DATA IN THIS EXERCISE:
--------------------------------

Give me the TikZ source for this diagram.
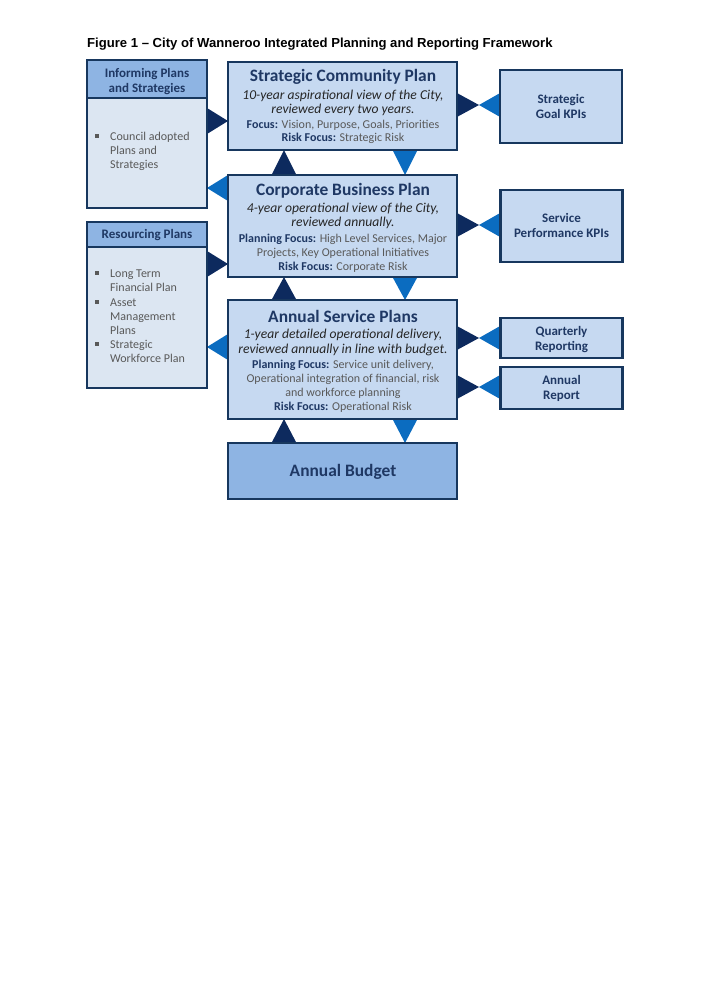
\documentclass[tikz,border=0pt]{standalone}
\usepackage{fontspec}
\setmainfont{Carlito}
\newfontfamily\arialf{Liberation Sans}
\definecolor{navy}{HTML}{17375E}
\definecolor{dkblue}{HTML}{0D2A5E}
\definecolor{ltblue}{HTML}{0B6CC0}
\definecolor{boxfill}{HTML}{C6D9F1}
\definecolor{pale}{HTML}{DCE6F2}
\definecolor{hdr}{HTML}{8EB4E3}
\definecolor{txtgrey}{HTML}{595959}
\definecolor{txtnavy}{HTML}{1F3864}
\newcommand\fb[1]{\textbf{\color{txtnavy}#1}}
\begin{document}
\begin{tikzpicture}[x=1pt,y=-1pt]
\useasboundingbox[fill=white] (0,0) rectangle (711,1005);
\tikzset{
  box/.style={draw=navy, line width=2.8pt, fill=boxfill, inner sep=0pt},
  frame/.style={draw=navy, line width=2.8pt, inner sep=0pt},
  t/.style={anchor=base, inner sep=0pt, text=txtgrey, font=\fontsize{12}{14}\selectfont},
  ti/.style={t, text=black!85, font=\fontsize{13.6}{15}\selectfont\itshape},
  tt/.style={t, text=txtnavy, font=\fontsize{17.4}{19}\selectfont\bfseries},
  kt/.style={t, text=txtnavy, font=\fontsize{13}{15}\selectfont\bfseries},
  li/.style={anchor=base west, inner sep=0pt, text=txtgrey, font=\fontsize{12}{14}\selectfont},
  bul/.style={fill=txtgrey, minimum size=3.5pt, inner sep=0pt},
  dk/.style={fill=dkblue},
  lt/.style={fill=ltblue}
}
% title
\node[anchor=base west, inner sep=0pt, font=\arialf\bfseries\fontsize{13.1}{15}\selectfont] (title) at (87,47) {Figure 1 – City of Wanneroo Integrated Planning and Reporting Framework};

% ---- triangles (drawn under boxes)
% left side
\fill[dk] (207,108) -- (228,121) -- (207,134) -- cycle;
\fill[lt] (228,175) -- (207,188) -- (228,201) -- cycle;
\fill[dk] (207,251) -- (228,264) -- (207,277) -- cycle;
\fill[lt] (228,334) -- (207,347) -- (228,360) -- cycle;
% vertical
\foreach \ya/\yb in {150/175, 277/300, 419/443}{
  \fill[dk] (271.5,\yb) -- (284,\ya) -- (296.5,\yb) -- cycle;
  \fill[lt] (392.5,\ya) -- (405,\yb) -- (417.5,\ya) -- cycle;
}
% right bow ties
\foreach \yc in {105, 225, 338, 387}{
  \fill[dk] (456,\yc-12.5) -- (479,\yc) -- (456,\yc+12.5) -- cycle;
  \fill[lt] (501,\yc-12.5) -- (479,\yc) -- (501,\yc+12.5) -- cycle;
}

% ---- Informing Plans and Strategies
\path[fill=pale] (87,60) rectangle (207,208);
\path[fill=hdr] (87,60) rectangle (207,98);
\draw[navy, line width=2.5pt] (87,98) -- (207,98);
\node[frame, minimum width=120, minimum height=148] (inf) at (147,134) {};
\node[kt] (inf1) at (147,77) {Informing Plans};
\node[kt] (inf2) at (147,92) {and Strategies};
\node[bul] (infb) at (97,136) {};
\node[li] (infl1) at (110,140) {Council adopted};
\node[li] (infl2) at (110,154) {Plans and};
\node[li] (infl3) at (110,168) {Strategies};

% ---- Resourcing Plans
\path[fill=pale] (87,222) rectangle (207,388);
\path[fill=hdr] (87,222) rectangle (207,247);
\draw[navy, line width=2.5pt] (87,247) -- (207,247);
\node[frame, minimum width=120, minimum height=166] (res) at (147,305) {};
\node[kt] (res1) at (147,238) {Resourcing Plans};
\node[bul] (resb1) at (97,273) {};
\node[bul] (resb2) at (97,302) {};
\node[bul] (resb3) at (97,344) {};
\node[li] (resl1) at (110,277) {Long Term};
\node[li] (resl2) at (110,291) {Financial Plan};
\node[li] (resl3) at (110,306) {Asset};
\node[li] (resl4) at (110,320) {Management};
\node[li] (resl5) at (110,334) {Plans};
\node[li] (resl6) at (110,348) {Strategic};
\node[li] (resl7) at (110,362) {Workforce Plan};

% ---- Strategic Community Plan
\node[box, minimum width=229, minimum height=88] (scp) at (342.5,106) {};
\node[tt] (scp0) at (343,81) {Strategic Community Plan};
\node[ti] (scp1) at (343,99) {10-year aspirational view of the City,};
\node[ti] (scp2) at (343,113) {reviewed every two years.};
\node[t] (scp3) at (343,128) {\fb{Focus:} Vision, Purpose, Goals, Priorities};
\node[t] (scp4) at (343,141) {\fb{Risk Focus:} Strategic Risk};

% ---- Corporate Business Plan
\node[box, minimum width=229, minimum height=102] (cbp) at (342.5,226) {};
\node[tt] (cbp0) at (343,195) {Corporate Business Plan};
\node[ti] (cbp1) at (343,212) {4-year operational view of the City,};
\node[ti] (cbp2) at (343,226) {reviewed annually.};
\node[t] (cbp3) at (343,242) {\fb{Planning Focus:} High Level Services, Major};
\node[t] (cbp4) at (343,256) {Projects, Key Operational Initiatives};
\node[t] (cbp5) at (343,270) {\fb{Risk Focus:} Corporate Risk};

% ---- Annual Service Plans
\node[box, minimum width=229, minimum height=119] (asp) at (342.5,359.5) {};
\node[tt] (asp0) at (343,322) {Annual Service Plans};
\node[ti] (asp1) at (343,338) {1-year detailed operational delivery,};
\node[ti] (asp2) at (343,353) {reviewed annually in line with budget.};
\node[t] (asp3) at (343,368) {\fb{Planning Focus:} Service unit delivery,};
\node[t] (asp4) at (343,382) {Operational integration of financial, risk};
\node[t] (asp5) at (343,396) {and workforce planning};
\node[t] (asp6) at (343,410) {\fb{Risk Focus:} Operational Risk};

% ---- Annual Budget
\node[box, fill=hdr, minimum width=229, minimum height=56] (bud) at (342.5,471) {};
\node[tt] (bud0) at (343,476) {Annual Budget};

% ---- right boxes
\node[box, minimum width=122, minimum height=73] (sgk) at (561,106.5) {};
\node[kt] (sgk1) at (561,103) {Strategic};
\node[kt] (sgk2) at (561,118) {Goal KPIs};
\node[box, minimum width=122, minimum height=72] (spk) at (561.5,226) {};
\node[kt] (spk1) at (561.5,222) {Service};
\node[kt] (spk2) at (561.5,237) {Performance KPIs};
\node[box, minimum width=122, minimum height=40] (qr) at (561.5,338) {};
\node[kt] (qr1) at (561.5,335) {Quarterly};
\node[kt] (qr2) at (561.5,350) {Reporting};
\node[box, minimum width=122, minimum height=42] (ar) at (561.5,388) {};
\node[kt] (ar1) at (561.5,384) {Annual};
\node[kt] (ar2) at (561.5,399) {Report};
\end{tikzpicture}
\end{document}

--------------------------------

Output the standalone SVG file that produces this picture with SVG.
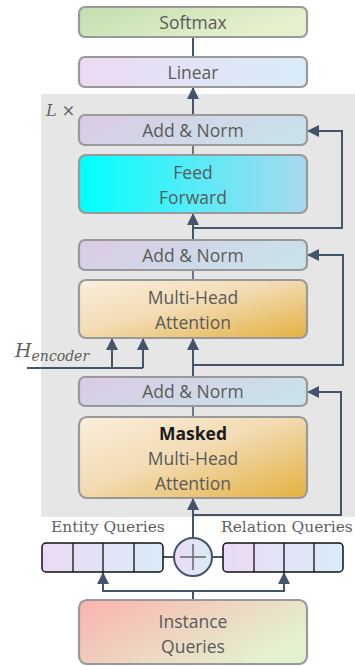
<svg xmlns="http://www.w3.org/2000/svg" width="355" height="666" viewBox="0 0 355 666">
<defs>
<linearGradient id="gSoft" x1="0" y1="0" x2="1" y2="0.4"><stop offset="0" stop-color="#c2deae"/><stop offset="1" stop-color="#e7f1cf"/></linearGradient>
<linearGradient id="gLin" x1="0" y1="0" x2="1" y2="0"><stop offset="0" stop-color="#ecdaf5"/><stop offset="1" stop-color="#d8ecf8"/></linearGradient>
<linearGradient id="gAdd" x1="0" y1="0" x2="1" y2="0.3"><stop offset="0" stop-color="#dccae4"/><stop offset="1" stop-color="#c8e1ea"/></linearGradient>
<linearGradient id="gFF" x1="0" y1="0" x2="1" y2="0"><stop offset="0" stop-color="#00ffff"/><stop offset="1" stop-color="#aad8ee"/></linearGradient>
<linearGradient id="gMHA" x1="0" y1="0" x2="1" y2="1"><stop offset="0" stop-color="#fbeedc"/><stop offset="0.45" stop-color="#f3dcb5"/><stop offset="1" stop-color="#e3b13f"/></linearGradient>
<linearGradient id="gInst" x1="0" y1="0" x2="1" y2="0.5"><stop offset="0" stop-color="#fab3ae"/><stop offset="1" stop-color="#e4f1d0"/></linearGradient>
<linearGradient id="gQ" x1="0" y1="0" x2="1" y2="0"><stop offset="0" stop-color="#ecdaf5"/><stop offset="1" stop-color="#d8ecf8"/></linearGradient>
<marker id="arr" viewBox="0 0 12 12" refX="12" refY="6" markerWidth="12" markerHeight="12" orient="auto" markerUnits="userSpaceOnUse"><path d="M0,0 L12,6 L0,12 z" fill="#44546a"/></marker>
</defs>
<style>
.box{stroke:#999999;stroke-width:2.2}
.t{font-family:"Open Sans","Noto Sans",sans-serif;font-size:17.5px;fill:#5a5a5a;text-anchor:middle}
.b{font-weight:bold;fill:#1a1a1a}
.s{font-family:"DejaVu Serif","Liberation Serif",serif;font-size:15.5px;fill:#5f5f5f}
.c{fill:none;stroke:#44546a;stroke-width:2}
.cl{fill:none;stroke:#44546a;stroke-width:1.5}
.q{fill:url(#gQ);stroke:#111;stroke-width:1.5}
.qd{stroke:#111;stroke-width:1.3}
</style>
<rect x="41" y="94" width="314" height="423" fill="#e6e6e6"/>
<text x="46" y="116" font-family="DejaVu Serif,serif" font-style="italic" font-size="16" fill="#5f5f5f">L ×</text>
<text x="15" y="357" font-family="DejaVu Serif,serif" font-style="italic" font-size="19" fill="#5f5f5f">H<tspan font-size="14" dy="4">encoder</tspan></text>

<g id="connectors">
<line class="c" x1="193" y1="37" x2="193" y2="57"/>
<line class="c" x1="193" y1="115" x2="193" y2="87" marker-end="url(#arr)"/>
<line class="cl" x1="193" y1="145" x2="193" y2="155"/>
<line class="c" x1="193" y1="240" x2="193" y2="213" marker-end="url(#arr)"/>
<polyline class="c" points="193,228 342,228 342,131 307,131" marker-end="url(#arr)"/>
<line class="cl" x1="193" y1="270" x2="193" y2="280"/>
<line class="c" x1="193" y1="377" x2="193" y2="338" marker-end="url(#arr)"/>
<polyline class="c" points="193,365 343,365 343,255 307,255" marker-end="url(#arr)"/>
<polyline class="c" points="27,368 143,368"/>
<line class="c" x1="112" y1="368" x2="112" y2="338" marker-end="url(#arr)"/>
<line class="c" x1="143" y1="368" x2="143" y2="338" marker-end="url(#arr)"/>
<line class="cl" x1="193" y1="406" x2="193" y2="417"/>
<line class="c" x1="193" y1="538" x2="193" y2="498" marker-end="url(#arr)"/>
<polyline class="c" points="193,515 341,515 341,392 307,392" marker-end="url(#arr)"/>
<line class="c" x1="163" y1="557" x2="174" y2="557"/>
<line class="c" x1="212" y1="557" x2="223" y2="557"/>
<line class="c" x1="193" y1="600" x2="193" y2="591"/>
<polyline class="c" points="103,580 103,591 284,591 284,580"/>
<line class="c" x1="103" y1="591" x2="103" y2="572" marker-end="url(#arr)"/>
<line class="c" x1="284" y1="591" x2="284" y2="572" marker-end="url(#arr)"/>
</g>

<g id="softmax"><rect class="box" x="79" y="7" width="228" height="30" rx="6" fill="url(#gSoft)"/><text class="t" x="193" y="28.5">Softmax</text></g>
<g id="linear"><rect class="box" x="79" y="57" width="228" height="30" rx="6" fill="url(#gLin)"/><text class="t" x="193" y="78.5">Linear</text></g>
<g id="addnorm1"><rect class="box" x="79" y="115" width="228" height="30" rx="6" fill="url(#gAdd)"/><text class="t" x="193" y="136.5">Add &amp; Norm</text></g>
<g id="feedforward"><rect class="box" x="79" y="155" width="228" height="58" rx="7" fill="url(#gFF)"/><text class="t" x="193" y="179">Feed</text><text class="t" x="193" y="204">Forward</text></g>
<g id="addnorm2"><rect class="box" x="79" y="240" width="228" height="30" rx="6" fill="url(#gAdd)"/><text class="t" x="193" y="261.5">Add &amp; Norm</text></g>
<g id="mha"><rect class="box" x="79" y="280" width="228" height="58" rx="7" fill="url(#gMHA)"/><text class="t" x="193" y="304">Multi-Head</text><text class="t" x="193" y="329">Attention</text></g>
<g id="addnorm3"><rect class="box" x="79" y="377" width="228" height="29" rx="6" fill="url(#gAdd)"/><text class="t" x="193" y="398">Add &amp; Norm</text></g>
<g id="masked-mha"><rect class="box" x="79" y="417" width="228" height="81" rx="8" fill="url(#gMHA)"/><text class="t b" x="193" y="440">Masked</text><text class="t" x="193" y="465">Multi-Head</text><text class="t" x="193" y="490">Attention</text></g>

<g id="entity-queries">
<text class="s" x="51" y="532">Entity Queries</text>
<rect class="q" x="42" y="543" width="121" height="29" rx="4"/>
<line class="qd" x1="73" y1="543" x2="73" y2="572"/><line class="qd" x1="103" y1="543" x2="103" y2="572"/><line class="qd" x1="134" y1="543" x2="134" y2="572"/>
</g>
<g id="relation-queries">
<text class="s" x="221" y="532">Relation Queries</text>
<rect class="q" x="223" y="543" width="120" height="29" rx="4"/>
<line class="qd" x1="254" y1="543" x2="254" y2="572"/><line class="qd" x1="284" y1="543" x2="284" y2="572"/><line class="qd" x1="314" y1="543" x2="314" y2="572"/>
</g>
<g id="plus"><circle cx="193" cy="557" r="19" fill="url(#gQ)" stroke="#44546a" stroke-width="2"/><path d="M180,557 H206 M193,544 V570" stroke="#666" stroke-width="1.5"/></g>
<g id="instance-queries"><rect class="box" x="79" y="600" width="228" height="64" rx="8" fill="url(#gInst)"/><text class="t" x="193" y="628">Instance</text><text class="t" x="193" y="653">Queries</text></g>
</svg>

--------------------------------

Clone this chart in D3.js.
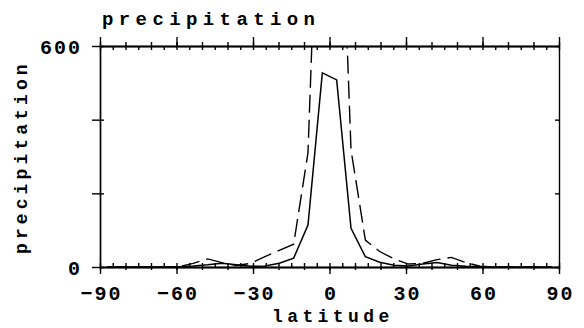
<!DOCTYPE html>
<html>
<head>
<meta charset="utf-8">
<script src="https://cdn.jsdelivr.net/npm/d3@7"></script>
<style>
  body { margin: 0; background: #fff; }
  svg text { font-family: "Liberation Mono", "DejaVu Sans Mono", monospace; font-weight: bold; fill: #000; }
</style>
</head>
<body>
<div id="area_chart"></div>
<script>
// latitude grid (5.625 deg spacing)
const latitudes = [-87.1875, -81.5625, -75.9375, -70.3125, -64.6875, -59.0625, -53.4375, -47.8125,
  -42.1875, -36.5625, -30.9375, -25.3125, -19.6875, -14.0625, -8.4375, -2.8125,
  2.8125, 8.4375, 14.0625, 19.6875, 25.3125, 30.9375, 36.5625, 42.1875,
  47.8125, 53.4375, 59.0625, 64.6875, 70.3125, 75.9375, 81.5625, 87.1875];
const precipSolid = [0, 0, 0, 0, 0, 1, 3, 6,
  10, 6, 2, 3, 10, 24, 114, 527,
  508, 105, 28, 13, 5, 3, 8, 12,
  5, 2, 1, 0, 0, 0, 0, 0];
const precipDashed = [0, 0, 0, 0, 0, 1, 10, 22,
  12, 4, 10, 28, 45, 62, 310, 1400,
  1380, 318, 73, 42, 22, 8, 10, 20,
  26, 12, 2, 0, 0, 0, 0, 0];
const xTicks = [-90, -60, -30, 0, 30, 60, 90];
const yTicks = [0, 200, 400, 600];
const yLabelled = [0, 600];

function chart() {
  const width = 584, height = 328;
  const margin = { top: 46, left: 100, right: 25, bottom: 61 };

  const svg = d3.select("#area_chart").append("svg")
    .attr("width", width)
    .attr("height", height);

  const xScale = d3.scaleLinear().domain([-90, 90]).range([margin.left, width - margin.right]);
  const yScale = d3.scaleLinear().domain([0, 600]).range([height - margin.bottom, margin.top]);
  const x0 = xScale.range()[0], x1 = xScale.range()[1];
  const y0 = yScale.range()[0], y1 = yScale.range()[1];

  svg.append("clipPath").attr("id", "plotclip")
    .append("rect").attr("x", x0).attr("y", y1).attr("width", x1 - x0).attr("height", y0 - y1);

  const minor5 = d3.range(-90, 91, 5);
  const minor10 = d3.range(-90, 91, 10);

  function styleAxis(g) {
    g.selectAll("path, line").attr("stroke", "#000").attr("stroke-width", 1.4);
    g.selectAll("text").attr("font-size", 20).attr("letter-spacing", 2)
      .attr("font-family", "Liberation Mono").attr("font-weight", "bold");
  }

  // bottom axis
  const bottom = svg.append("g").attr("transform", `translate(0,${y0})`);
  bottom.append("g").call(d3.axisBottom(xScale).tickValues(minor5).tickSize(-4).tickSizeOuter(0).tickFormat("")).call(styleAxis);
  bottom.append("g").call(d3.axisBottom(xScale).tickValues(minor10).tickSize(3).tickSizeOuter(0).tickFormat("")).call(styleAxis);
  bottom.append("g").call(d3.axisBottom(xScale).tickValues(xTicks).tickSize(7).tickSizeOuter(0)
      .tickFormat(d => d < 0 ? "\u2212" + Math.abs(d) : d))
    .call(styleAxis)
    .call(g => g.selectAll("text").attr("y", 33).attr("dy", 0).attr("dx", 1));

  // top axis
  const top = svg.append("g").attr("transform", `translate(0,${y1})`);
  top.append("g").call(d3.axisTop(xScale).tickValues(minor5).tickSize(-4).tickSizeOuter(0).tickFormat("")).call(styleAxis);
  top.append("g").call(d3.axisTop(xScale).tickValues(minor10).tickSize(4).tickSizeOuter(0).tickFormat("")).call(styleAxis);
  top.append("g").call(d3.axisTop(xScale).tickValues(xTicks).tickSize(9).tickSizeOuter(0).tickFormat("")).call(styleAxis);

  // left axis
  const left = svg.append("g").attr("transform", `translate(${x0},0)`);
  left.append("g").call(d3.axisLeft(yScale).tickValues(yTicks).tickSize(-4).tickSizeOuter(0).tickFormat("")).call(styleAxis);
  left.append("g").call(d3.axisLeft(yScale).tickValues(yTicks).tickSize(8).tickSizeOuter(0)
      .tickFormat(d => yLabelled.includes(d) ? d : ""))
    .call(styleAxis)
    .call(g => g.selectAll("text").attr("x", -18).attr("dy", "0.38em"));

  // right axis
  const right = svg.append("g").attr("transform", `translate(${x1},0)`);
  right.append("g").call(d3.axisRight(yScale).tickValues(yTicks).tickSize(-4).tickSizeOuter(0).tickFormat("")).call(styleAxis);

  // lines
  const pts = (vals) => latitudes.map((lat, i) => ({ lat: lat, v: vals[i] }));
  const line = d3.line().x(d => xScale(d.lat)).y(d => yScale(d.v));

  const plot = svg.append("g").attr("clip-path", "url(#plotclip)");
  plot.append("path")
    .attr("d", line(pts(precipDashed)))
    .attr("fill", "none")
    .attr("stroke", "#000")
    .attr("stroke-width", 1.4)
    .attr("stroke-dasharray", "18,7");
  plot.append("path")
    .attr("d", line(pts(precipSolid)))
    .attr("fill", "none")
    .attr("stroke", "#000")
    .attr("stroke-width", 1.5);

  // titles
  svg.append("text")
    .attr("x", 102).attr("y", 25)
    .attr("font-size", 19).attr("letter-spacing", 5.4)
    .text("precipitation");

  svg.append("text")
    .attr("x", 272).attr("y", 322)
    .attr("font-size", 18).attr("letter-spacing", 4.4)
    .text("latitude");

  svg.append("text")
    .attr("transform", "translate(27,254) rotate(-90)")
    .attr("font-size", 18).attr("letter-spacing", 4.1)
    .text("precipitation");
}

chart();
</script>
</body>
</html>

--------------------------------

Say how many lines in this listing hold the string "standalone", giving the count and nothing more.

2